La HAS rappelle qu’il existe, en dehors de l’évolution très lente de la législation, des démarches volontaires possibles par les professionnels de santé en créant à leur initiative des coopérations entre eux pour optimiser la prise en charge des patients. Dans ce cadre, les professionnels et auxiliaires de santé regroupés peuvent effectuer des transferts d’activité entre eux et déléguer des actes de soins. Un exemple de délégation : la réalisation de protocoles d’échographies déléguées par le médecin radiologue au manipulateur en électroradiologie médicale. Un bilan est disponible pour les 57 protocoles nationaux agréés par la HAS à fin 2023. Cela a bénéficié en 2022 à 400 000 patients pour un total de 600 millions d’actes. Les professionnels à l’initiative sont satisfaits et surtout, il n’est pas relevé d’augmentation des événements indésirables ce qui tend à montrer que la qualité des soins n’en est pas affectée. La HAS regrette donc que ces protocoles ne soient pas plus nombreux. On manque aussi cruellement d’infirmiers diplômés en pratique avancée, la HAS rapportant 1 718 diplômés fin 2022 (soit en 4 ans) alors qu’on ambitionne d’en avoir 5 700 en 2027. L’objectif sera difficilement atteignable.

« Opérer un puissant changement de logiciel »

C’est l’appel lancé par la HAS : des parcours de soin de qualité accessibles à tous. À l’heure du débat sur la prochaine loi sur l’aide à la fin de vie, rappelons qu’une partie du corps médical qui s’y oppose tente de s’approprier le débat notamment en préférant, dans un faux dilemme, promouvoir les soins palliatifs. Or la HAS fait bien de rappeler dans sa position que le temps d’attente pour un patient cherchant à accéder à un centre de traitement de la douleur peut être de 6 à 8 mois, alors qu’un protocole de coopération en la matière avec décloisonnement des soins de santé entre professionnels pourrait être une solution qu’elle qualifie de « robuste ».

Des prestations médicales non évaluées

La HAS insiste sur cet aspect, comme l’avait fait la Cour des comptes. Le problème n’est pas que quantitatif (manque de personnel soignant), il est aussi qualitatif, les soins doivent être évalués dans une démarche d’amélioration de la qualité. C’est d’autant plus nécessaire que l’on évolue – lentement – vers de nouvelles pratiques de soins et que les qualifications des soignants évoluent.

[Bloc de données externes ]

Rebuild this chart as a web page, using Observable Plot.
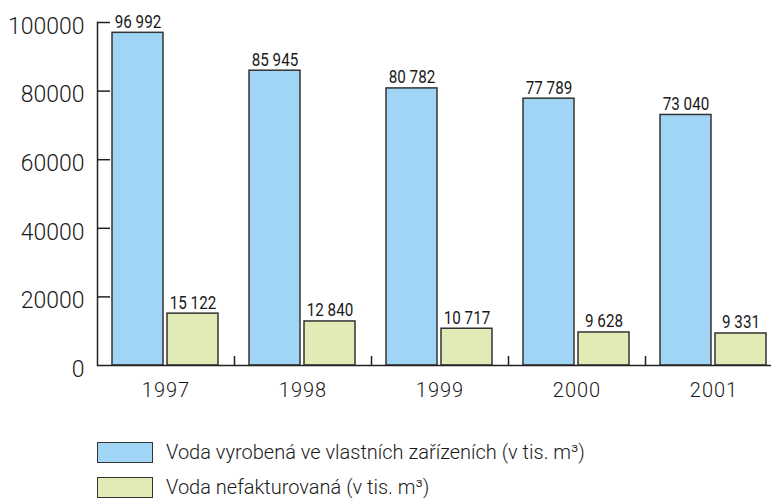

Les médecins ont tendance pour beaucoup à voir cela comme de l’inquisition, mais la santé, encore une fois est un service public, il doit être évalué et, comme le rappelle la HAS cela s’inscrit dans les « processus de développement professionnel continu ».

Le système de santé change, tout ne peut plus se passer « dans l’ombre » du cabinet du médecin, passage obligé, maître à bord de la prise en charge du patient et coordinateur « hiérarchique » des autres soignants. Comme le rappelle la HAS, la France s’engage dans un « virage ambulatoire », la courbe consistant à aller vers les patients et s’organiser autour d’eux. Le médecin devient l’un des maillons au sein d’une équipe multidisciplinaire fédérée autour du patient ou chacun est indispensable.